What a night. What a match. What a comeback. Chelsea produced a stunning, stirring and scintillating performance to see off Napoli in one of the greatest European comebacks in recent time. Trailing 3-1 from the first leg, all Chelsea needed were two measly home goals. Didier Drogba made them half-way there in theory. But Chelsea rarely do things the easy way. John Terry scored with a trademark header, but the joy was short-lived when Inler volleyed home spectacularly. But hope was not lost. Lampard powered home a penalty. Thirty more minutes of this spectacle would be played. And just before half-time in extra time, Ivanovic scored a centre forward’s goal, sending Chelsea through to the quarter-finals. The scenes of jubilation, from Roberto Di Matteo namely, summed up the euphoria. And no-one could wipe the smug smile of the owner Abramovich either.
But it wasn’t all happy times for Chelsea. The nervy, hopeful, yet unexpecting home crowd were loud and proud from the off, but the Napoli fans were making a din themselves. Bar a Sturridge shot, Napoli were very comfortable for the first few passages of play, spreading the ball wide, and Hamsik and Maggio had their chances. Cavani and Lavezzi got into the act too, but spurned two good opportunities. The warning sides were there: Chelsea had to be at their defensive best. The omission of Cahill for a perceived more vulnerable Luiz would have caused some nerves, but the Brazilian did not put a foot wrong in the early stages.
The early goal hadn’t arrived. But, so often under Andre Villas-Boas, the home crowd did not grow quieter, to the point they were booing. They rallied behind their team. Ramires, put in at an unfamiliar left-wing role, sent in an outstanding cross. Dider Drogba proved that he still had some firepower by getting in front of his man and heading past De Sanctis: 1-0.
Maggio had to make way later in the half with an injury, former Liverpool man Dossena came on. Lampard, in a different holding midfield role, made one too many silly challenges and was cautioned, as the half drew to a close.
But Napoli did not come out refreshed or prepared. The much-maligned old guard of Lampard and Terry combined, the former with the corner, the latter with the beautiful looping header.
The pressure shifted. Napoli now had to score, but Chelsea had pressure to keep a clean sheet. But that was not to be. Roberto Di Matteo was a fraction of a second too late. Ready to bring on Jose Bosingwa as additional defensive cover, Napoli pegged one back. John Terry’s clearance was poor, but the space given to Inler was characteristic of Chelsea all season. Still, the Swiss international had work to do, and with one-touch control on the chest, rifled the ball home.

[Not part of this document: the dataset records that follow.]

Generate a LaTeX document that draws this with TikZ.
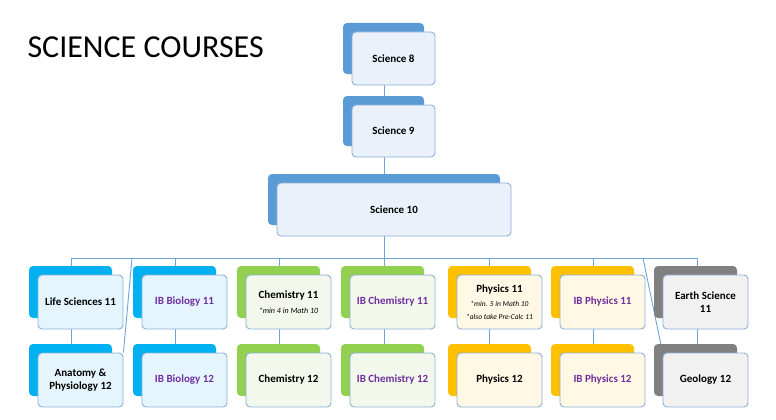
\documentclass[tikz,border=0pt]{standalone}
\usepackage{fontspec}
\setmainfont{Carlito}
\usetikzlibrary{backgrounds}
\definecolor{sblue}{RGB}{91,155,213}
\definecolor{scyan}{RGB}{0,176,240}
\definecolor{sgreen}{RGB}{146,208,80}
\definecolor{sgold}{RGB}{255,192,0}
\definecolor{sgray}{RGB}{128,128,128}
\definecolor{lblue}{RGB}{234,241,250}
\definecolor{lcyan}{RGB}{229,245,253}
\definecolor{lgreen}{RGB}{242,248,235}
\definecolor{lgold}{RGB}{255,248,229}
\definecolor{lgray}{RGB}{241,241,241}
\definecolor{bord}{RGB}{140,175,215}
\definecolor{ibpurple}{RGB}{112,48,160}
\newcommand{\crsbox}[8]{%
  \fill[#2,rounded corners=4pt] (#4-9,#5-9) rectangle ++(#6-2,#7-2);
  \node[front,fill=#3,minimum width=#6pt,minimum height=#7pt] (#1) at (#4+#6/2,#5+#7/2) {#8};
}
\begin{document}
\begin{tikzpicture}[x=1pt,y=-1pt,
  front/.style={draw=bord,line width=0.9pt,rounded corners=4pt,align=center,font=\fontsize{11}{13}\selectfont\bfseries,inner sep=1pt},
  link/.style={draw=sblue!90,line width=0.9pt}]
\useasboundingbox (0,0) rectangle (776,420);
\node[anchor=west,font=\fontsize{32}{34}\selectfont] (title) at (24,47) {SCIENCE COURSES};
\crsbox{s8}{sblue}{lblue}{352}{32}{83}{53}{Science 8}
\crsbox{s9}{sblue}{lblue}{352}{105}{83}{52}{Science 9}
\crsbox{s10}{sblue}{lblue}{277}{183}{234}{53}{Science 10}
\crsbox{life}{scyan}{lcyan}{38}{275}{85}{54}{Life Sciences 11}
\crsbox{anat}{scyan}{lcyan}{38}{353}{85}{54}{Anatomy \&\\Physiology 12}
\crsbox{bio}{scyan}{lcyan}{142}{275}{85}{54}{\textcolor{ibpurple}{IB Biology 11}}
\crsbox{bio2}{scyan}{lcyan}{142}{353}{85}{54}{\textcolor{ibpurple}{IB Biology 12}}
\crsbox{chem}{sgreen}{lgreen}{246}{275}{85}{54}{Chemistry 11\\[2pt]{\fontsize{8}{9}\selectfont\itshape\mdseries *min 4 in Math 10}}
\crsbox{chem2}{sgreen}{lgreen}{246}{353}{85}{54}{Chemistry 12}
\crsbox{ibc}{sgreen}{lgreen}{350}{275}{85}{54}{\textcolor{ibpurple}{IB Chemistry 11}}
\crsbox{ibc2}{sgreen}{lgreen}{350}{353}{85}{54}{\textcolor{ibpurple}{IB Chemistry 12}}
\crsbox{phys}{sgold}{lgold}{457}{275}{85}{54}{Physics 11\\[1pt]{\fontsize{7.5}{12}\selectfont\itshape\mdseries *min. 5 in Math 10}\\{\fontsize{7.5}{9}\selectfont\itshape\mdseries *also take Pre-Calc 11}}
\crsbox{phys2}{sgold}{lgold}{457}{353}{85}{54}{Physics 12}
\crsbox{ibp}{sgold}{lgold}{560}{275}{85}{54}{\textcolor{ibpurple}{IB Physics 11}}
\crsbox{ibp2}{sgold}{lgold}{560}{353}{85}{54}{\textcolor{ibpurple}{IB Physics 12}}
\crsbox{earth}{sgray}{lgray}{663}{275}{85}{54}{Earth Science\\11}
\crsbox{geo}{sgray}{lgray}{663}{353}{85}{54}{Geology 12}
\coordinate (bus) at (384,258);
\coordinate (busL) at (71,258);
\coordinate (busR) at (697,258);
\coordinate (dl) at (132,258);
\coordinate (dr) at (643,258);
\begin{scope}[on background layer]
\draw[link] (s8.south -| bus) -- (s9.north -| bus);
\draw[link] (s9.south -| bus) -- (s10.north -| bus);
\draw[link] (s10.south -| bus) -- (bus);
\draw[link] (busL) -- (busR);
\foreach \x in {71,175,279,384,489,593,697}{
  \draw[link] (\x,258) -- (\x,270);
  \draw[link] (\x,329) -- (\x,348);
}
\draw[link] (dl) -- (anat.north east);
\draw[link] (dr) -- (geo.north west);
\end{scope}
\end{tikzpicture}
\end{document}
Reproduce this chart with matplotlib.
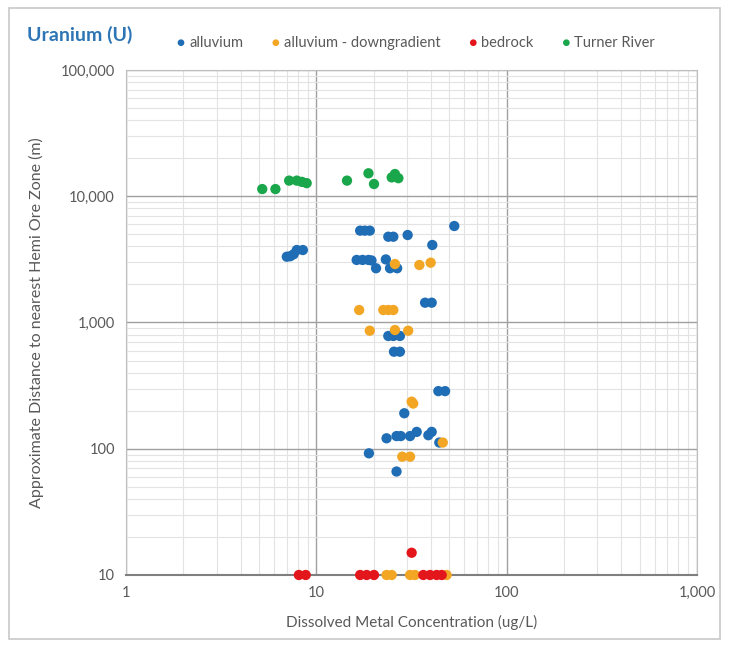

Terry threw his arms up in frustration. Bosingwa had to wait a little longer.
The pressure soon changed hands again in an open-ended match. Chelsea had to score just to force another thirty minutes, without conceding another. Last-ditch tackles were aplenty, but all of Chelsea were committed and resolute. The set-pieces kept coming and Chelsea had done their research: Napoli had conceded a third of their goals this season from corners.
And they were to concede another. Dossena inexplicably handled Ivanovic’s goalward header in the 74th minute. Lampard stepped up and rifled home: extra-time was looming, and extra-time it was.
By now, Torres was on, partnering Drogba. And the two nearly linked up to produce a bizarre goal. The Ivorian punted the all up, but De Sanctis misjudged the bounce badly. His blushes were spared, however: the Spaniard could not find the net from a tight angle.
But Chelsea sensed it. They were edging ever closer. No-one dared move, despite the bitterly cold surroundings. And their stay up was worth every second. Ramires found Drogba on the right, who spun and randomly whacked the ball into the centre. The Serbian central defender Ivanovic was somehow the furthest man forward, and took his chance gloriously, a real centre-forward’s goal, driving home from close range.
There was still one more chance for Chelsea to rub salt into Napoli’s gaping wounds. They were shocked. Counter-attacking, they lost possession, Malouda ran and ran, as did Drogba. The Frenchman crossed to the Ivorian, but with heavy legs, he volleyed wide.
But it did not matter. Defying all odds, Chelsea were there. Flags were waved non-stop from all areas of the Chelsea crowd, who were magnificent. However, it is their team who will be waving the flag for England in the remainder of this competition.